U.K. wind curtailment costs $1.3B in 2024

The United Kingdom is experiencing record curtailment costs for wind power in 2024.

Curtailment costs are the costs associated with reducing electricity supply when demand is lower. Because wind and solar are overbuilt to meet peak demand during periods of low wind and solar output, they produce too much electricity when wind and solar output are high. Grid operators then must pay for some plants to turn off.

Bloomberg reports:

Burgeoning capacity and blustery weather should have driven huge growth in output in 2024. But the grid can’t cope, forcing the operator to pay wind farms to turn off, a cost ultimately borne by consumers. It’s a situation that puts at risk plans to decarbonize the network by 2030 and makes it harder to cut bills.

Crucial to the net zero grid target is a massive build-out of renewable power, particularly from wind. Britain has boosted its offshore fleet by 50% in the past five years and is set to double it in the next five, BloombergNEF data show.

But the grid hasn’t expanded at the same pace.
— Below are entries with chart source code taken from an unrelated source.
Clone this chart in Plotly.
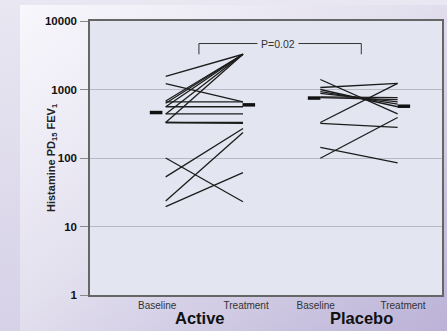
import base64
import numpy as np
import plotly.graph_objects as go

# ---------------- data ----------------
active_baseline  = [1560, 1220, 680, 630, 660, 560, 560, 440, 440, 330, 330, 330, 100, 53, 23.5, 19.5]
active_treatment = [3270,  660, 3270, 3270, 660, 560, 3270, 440, 3270, 3270, 330, 320, 23, 270, 236, 61]

placebo_baseline  = [1400, 1070, 1000, 930, 880, 780, 760, 330, 320, 143, 99]
placebo_treatment = [ 440, 1230,  560, 610, 660, 760, 710, 1230, 280, 85, 390]

mean_values = [461, 597, 750, 570]          # group means: Active B, Active T, Placebo B, Placebo T
tick_labels = ["Baseline", "Treatment", "Baseline", "Treatment"]
group_names = ["Active", "Placebo"]
y_ticks = [1, 10, 100, 1000, 10000]
p_text = "P=0.02"
bracket_low, bracket_high = 3270, 4690

# ---------------- layout constants ----------------
W, H = 447, 331
ML, MR, MT, MB = 90, 5, 21, 36
PW, PH = W - ML - MR, H - MT - MB
LINE_COL = "#1c1c1c"
PLOT_BG = "#e3e6f0"
mean_x = [0.876, 2.075, 2.92, 4.08]
tick_x = [0.89, 2.04, 2.94, 4.07]
group_x = [1.44, 3.53]
bracket_x = [1.43, 3.53]


def pairs(b, t, x0, x1):
    xs, ys = [], []
    for bb, tt in zip(b, t):
        xs += [x0, x1, None]
        ys += [bb, tt, None]
    return xs, ys


fig = go.Figure()

ax, ay = pairs(active_baseline, active_treatment, 1, 2)
px_, py_ = pairs(placebo_baseline, placebo_treatment, 3, 4)
for xs, ys in [(ax, ay), (px_, py_)]:
    fig.add_trace(go.Scatter(x=xs, y=ys, mode="lines",
                             line=dict(color=LINE_COL, width=1.3),
                             hoverinfo="skip", showlegend=False))

fig.add_trace(go.Scatter(x=mean_x, y=mean_values, mode="markers",
                         marker=dict(symbol="line-ew", size=9,
                                     line=dict(color="#111111", width=3.5)),
                         showlegend=False, hoverinfo="skip"))

# significance bracket
fig.add_trace(go.Scatter(x=[bracket_x[0], bracket_x[0], bracket_x[1], bracket_x[1]],
                         y=[bracket_low, bracket_high, bracket_high, bracket_low],
                         mode="lines", line=dict(color="#333333", width=1),
                         showlegend=False, hoverinfo="skip"))
fig.add_annotation(x=sum(bracket_x) / 2 - 0.03, y=np.log10(bracket_high), xref="x", yref="y",
                   text=p_text, showarrow=False, bgcolor=PLOT_BG, borderpad=3,
                   font=dict(family="Liberation Sans, Arial", size=10.5, color="#333333"))

# group labels
for gx, name in zip(group_x, group_names):
    fig.add_annotation(x=gx, y=-(317.5 - (MT + PH)) / PH, xref="x", yref="paper",
                       text=f"<b>{name}</b>", showarrow=False, yanchor="middle",
                       font=dict(family="Liberation Sans, Arial", size=16.5, color="#111111"))

# y title
fig.add_annotation(x=(52 - ML) / PW, y=0.5, xref="paper", yref="paper",
                   text="<b>Histamine PD<sub>15</sub> FEV<sub>1</sub></b>", textangle=-90,
                   showarrow=False, xanchor="center", yanchor="middle",
                   font=dict(family="Liberation Sans, Arial", size=11, color="#222222"))

# background image (gradient panel)
svg = f"""<svg xmlns='http://www.w3.org/2000/svg' width='{W}' height='{H}' viewBox='0 0 {W} {H}' preserveAspectRatio='none'>
<defs>
<linearGradient id='o' x1='0' y1='0' x2='0' y2='1'><stop offset='0' stop-color='#e9e7f2'/><stop offset='1' stop-color='#d6d1e7'/></linearGradient>
<linearGradient id='g' x1='0' y1='0' x2='1' y2='1'>
<stop offset='0' stop-color='#f8f7fc'/><stop offset='0.45' stop-color='#e4e1ef'/><stop offset='1' stop-color='#bbb2d7'/>
</linearGradient></defs>
<rect width='{W}' height='{H}' fill='url(#o)'/>
<rect x='20' y='5' width='{W-20}' height='{H-5}' fill='url(#g)'/>
</svg>"""
src = "data:image/svg+xml;base64," + base64.b64encode(svg.encode()).decode()
fig.add_layout_image(source=src, xref="paper", yref="paper", x=-ML / PW, y=1 + MT / PH,
                     sizex=W / PW, sizey=H / PH, sizing="stretch", xanchor="left",
                     yanchor="top", layer="below")

# plot-area background drawn above the gradient image
fig.add_shape(type="rect", xref="x domain", yref="y domain", x0=0, x1=1, y0=0, y1=1,
              fillcolor=PLOT_BG, line=dict(width=0), layer="below")

fig.update_layout(
    width=W, height=H,
    margin=dict(l=ML, r=MR, t=MT, b=MB, autoexpand=False),
    paper_bgcolor="#dcd8ea",
    plot_bgcolor=PLOT_BG,
    font=dict(family="Liberation Sans, Arial", color="#222222"),
    showlegend=False,
)
fig.update_xaxes(range=[0.021, 4.574], tickvals=tick_x, ticktext=tick_labels,
                 ticks="", showgrid=False, zeroline=False, automargin=False,
                 showline=True, linecolor="#666666", linewidth=1.5, mirror=True,
                 tickfont=dict(size=10, color="#333333"))
fig.update_yaxes(type="log", range=[0, 4], tickvals=y_ticks,
                 ticktext=[f"<b>{v}</b>" for v in y_ticks], automargin=False,
                 ticks="outside", ticklen=8, tickcolor="#888888", tickwidth=1,
                 showgrid=True, gridcolor="#b6b8c4", gridwidth=1,
                 showline=True, linecolor="#666666", linewidth=1.5, mirror=True,
                 zeroline=False, ticklabelstandoff=1,
                 tickfont=dict(size=11.5, color="#111111"))

fig.write_html("out.html", config={"responsive": False, "displayModeBar": False},
               post_script="document.body.style.margin='0';document.body.style.overflow='hidden';")
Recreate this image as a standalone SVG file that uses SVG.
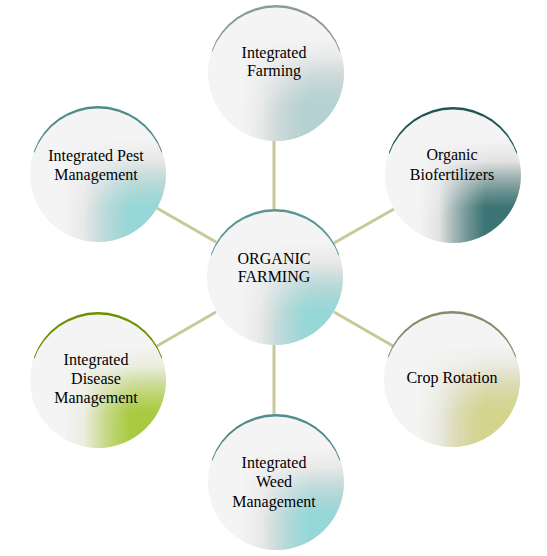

As a result, the operator is increasingly paying wind farms, particularly those in Scotland, not to run. So far this year, the UK has spent more than £1 billion ($1.3 billion) in “congestion costs” to turn off plants that can’t deliver electricity because of grid constraints, and switch on others…

The utility aims to build an even bigger wind farm off Scotland that could further aggravate the bottleneck unless the grid is expanded. In a statement, it said developers need to harness Scottish renewables to deliver on the UK’s energy-security targets. And to that end, transmission infrastructure is key…

Curtailing generation has become increasingly common. This year’s congestion costs exceed last year’s total and are second only to 2022, when power prices were almost three times as high.

The overriding message of the piece is that building more transmission lines is necessary to meet the U.K.’ s net zero goals. More importantly, however, is that the costs of curtailing wind power — $1.3 billion in the U.K. in 2024 — should be factored into the cost of that technology and affect decisions about whether to adopt it. So should the costs of building thousands of miles of transmission lines. System-wide costs are what matter — and the U.K. is learning that.